Question

An infinite cylinder of radius $ 'R' $ carrying charge density $ \rho = ar + b{r^2} $ where $ 'r' $ distance of point from the axis and $ a $ , $ b $ are non-zero constant. Find the ratio of $ \dfrac{a}{b} $ if the field out of the cylinder is zero.
 $ \left( A \right)\dfrac{R}{4} \\
  \left( B \right) - \dfrac{R}{4} \\
  \left( C \right) - \dfrac{{3R}}{4} \\
  \left( D \right)\dfrac{{3R}}{4} \\ $

Answer 1

Hint : In order to solve this question, we are going to first draw a figure for the situation as given in the question, then by using the formulae for the flux and the net current and further simplifying the equations and solving for the ratio $ \dfrac{a}{b} $ , we can find the right answer.
The flux of the field is given by
 $ \phi = \dfrac{{{q_{net}}}}{{{\varepsilon _0}}} $
Where flux is the surface integral of an electric field.

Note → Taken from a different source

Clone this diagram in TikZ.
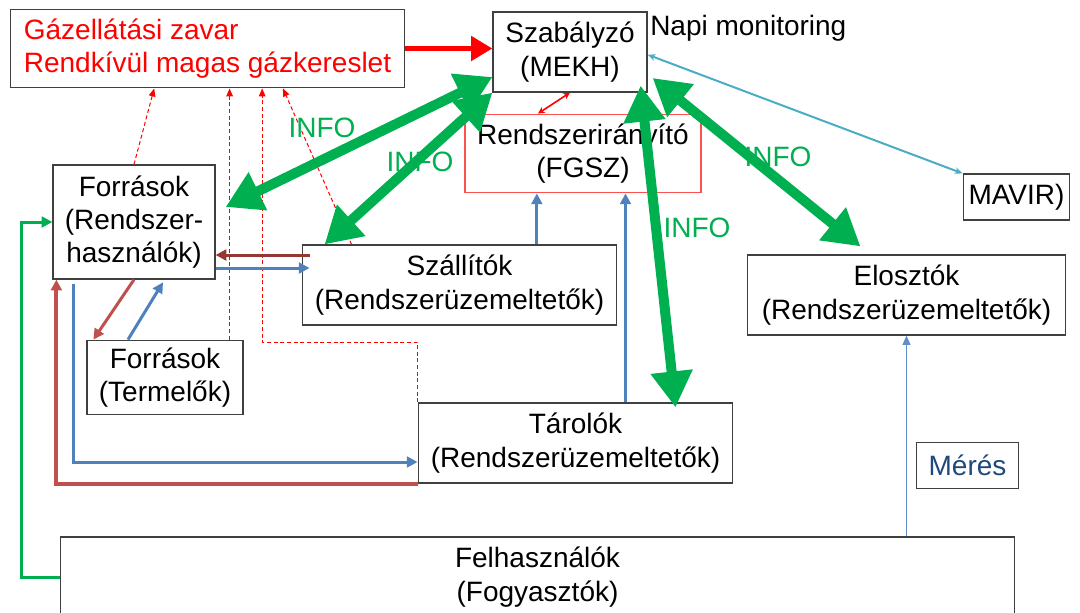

Complete Step By Step Answer:
It is given that the radius of the infinite cylinder is $ 'R' $
The charge density is given by $ \rho = ar + b{r^2} $
The distance of point from the axis is $ 'r' $
If we construct a figure for the situation that is given

Now, as we know that the flux of the field is given by
 $ \phi = \dfrac{{{q_{net}}}}{{{\varepsilon _0}}} $
Where flux is the surface integral of an electric field.
Now, it is given that the field that is coming out of the cylinder is equal to zero, i.e.,
This implies from the formula given for the field, that the flux is also zero for this field
Then, we can see that,
 $ {q_{net}} = 0 $
The formula for the net charge of a conductor is given by
 $ {q_{net}} = \int\limits_0^R {\rho ds\, = 0} $
Putting the values for the charge density and the small area element, we get
 $ {q_{net}} = \int\limits_0^R {\left( {ar + b{r^2}} \right)2\pi rdr = 0} $
Solving this on, we get
 $ {q_{net}} = \int\limits_0^R {\left( {a{r^2} + b{r^3}} \right)dr = 0} \\
   \Rightarrow \dfrac{{a{R^3}}}{3} = - \dfrac{{b{R^4}}}{4} \\
   \Rightarrow \dfrac{a}{b} = - \dfrac{{3R}}{4} \\ $
Hence, the ratio of $ a $ and $ b $ i.e. $ \dfrac{a}{b} $ is $ - \dfrac{{3R}}{4} $
Hence, option $ \left( C \right) - \dfrac{{3R}}{4} $ is the correct answer.

Note :
When the electric field coming out of an infinite cylinder is zero, then it implies that the flux of the field of that cylinder is also zero. Now the zero flux implies that the total net charge stored inside the conductor is also zero. These implications are important in this question to get the ratio.